Layer 2 – Redis Cache
Redis stores contract lists keyed by merchant_code. If a request does not contain a merchant code, the service first resolves the code from merchant name or business account, then queries Redis. This key design keeps Redis keys small and avoids large “big‑key” problems.
Cache‑related risks and mitigations:
Cache avalanche : set TTL with a random offset (e.g., 1‑3 minutes) so expirations are spread over time.
Cache breakdown : use a distributed lock (e.g., RedLock) so that only one request builds the cache on a miss while others wait.
Never‑expire cache : keep contracts in Redis indefinitely and refresh them via a background job; this eliminates sudden expirations.
Cache consistency is achieved by listening to contract‑status change events and broadcasting delete or update commands through MQ, ensuring stale entries are removed promptly.
Layer 3 – Database Fallback
If a request bypasses both the Bloom filter and Redis, the service queries the relational database. To protect the DB during traffic spikes (e.g., promotional events), a ducc switch can temporarily disable DB access when load exceeds a predefined threshold.
Additional safeguards:
Pre‑cache all merchant‑contract data with randomized TTLs during off‑peak hours to smooth sudden traffic bursts.
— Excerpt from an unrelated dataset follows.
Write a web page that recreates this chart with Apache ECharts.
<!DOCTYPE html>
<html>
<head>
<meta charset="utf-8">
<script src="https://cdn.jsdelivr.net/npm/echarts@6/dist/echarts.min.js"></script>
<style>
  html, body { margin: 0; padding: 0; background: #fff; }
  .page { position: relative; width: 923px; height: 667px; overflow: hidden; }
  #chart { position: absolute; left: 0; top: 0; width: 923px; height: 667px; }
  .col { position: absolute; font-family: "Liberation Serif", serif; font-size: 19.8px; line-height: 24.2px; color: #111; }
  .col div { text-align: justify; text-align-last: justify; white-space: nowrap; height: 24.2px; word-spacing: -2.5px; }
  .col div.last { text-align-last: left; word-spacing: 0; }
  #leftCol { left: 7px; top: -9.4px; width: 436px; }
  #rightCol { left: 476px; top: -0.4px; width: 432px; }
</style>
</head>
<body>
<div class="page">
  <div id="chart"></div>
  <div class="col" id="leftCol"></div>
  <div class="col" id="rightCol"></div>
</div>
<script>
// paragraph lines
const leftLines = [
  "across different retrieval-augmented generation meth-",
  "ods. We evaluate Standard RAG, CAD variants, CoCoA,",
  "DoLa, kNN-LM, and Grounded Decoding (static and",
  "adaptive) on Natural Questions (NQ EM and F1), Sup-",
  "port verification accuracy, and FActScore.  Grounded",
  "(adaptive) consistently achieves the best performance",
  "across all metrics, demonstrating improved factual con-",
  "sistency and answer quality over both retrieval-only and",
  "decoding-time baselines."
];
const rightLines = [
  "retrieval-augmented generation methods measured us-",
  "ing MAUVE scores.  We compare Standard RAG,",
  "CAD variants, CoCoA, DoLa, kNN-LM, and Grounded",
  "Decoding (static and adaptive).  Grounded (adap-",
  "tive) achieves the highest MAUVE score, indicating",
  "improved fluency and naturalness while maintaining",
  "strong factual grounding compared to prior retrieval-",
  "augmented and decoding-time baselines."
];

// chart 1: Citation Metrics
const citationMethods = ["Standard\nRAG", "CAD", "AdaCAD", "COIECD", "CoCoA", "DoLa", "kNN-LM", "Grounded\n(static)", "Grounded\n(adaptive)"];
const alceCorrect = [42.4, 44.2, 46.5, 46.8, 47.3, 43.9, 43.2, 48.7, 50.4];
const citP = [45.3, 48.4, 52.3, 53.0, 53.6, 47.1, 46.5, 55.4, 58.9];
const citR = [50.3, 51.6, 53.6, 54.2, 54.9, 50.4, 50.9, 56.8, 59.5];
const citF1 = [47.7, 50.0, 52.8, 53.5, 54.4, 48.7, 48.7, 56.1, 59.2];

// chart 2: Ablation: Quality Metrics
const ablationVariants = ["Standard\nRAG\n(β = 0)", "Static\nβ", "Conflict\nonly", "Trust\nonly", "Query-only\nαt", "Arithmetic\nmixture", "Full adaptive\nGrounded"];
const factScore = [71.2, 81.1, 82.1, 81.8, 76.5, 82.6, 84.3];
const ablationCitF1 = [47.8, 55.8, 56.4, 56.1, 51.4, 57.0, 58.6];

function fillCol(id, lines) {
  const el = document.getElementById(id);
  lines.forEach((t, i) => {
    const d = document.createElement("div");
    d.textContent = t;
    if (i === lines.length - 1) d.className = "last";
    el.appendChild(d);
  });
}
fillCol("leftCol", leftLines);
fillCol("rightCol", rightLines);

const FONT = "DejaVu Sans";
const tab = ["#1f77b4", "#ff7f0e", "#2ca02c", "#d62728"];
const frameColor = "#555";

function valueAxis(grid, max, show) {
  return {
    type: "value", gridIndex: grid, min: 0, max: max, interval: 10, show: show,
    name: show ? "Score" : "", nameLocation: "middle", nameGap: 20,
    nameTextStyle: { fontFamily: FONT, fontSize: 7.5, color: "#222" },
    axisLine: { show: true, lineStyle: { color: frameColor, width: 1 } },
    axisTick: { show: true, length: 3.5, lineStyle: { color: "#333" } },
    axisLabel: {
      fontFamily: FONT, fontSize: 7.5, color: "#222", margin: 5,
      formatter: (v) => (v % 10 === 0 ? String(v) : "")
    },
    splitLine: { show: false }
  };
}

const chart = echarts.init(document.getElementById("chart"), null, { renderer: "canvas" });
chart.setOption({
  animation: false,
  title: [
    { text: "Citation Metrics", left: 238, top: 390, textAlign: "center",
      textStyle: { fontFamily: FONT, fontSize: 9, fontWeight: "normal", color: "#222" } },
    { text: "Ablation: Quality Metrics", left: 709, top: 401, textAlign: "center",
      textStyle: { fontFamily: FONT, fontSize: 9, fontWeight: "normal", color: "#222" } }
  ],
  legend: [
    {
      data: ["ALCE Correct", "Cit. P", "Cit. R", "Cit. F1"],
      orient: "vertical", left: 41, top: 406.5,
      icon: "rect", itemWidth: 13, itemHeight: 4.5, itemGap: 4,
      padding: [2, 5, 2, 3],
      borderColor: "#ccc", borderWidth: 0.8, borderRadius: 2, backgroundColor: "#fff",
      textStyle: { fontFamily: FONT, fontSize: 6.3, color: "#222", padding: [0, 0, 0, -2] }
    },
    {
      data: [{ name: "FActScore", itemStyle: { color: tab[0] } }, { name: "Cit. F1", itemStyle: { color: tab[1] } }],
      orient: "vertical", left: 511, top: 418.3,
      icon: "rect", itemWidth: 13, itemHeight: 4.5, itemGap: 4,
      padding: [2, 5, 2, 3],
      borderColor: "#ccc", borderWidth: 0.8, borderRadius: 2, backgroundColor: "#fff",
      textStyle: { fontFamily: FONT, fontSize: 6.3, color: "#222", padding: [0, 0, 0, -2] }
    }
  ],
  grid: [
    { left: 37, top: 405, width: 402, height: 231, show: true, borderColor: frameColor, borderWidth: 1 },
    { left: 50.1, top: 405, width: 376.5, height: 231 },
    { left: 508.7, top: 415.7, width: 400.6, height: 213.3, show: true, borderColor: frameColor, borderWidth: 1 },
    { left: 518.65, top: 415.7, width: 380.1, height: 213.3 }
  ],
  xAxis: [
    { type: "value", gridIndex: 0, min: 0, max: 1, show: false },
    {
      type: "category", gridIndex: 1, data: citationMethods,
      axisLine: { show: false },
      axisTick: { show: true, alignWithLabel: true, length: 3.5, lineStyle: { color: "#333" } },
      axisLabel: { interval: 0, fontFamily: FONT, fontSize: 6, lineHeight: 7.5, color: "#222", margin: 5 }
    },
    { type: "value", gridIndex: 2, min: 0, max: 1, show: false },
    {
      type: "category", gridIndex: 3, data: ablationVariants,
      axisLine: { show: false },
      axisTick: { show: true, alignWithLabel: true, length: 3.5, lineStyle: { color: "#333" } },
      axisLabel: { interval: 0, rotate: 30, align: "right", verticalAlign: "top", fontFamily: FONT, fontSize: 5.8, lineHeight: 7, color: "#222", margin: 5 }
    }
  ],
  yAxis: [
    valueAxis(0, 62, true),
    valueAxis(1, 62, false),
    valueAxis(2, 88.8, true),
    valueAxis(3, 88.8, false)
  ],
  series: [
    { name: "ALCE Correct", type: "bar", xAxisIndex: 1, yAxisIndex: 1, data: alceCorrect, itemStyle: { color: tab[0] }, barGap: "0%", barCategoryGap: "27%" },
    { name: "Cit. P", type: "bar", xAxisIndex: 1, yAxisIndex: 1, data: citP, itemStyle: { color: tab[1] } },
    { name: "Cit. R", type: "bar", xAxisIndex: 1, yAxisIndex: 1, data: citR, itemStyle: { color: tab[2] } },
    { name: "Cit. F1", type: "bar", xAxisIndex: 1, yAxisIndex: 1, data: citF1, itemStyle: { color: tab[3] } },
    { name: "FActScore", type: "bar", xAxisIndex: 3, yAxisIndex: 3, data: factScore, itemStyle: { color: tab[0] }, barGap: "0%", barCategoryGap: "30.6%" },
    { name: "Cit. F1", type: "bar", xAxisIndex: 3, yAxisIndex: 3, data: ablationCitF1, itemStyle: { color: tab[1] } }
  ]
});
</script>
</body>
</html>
Monitor DB‑access threads and throttle when concurrency approaches limits.
Key Operational Metrics
Average daily queries: ~20 M, evenly distributed across the day.
Peak QPS: ~667 (40 k/min).
Invalid‑query ratio: ~40 %.
Typical result set size per merchant: 3‑5 contracts.
Conclusion
The combination of a local Bloom filter, Redis caching with randomized TTL and distributed locking, and a guarded database fallback provides a robust solution for high‑concurrency contract queries. MQ‑driven cache invalidation guarantees data consistency, while the ducc switch and pre‑caching protect the database from overload during traffic spikes.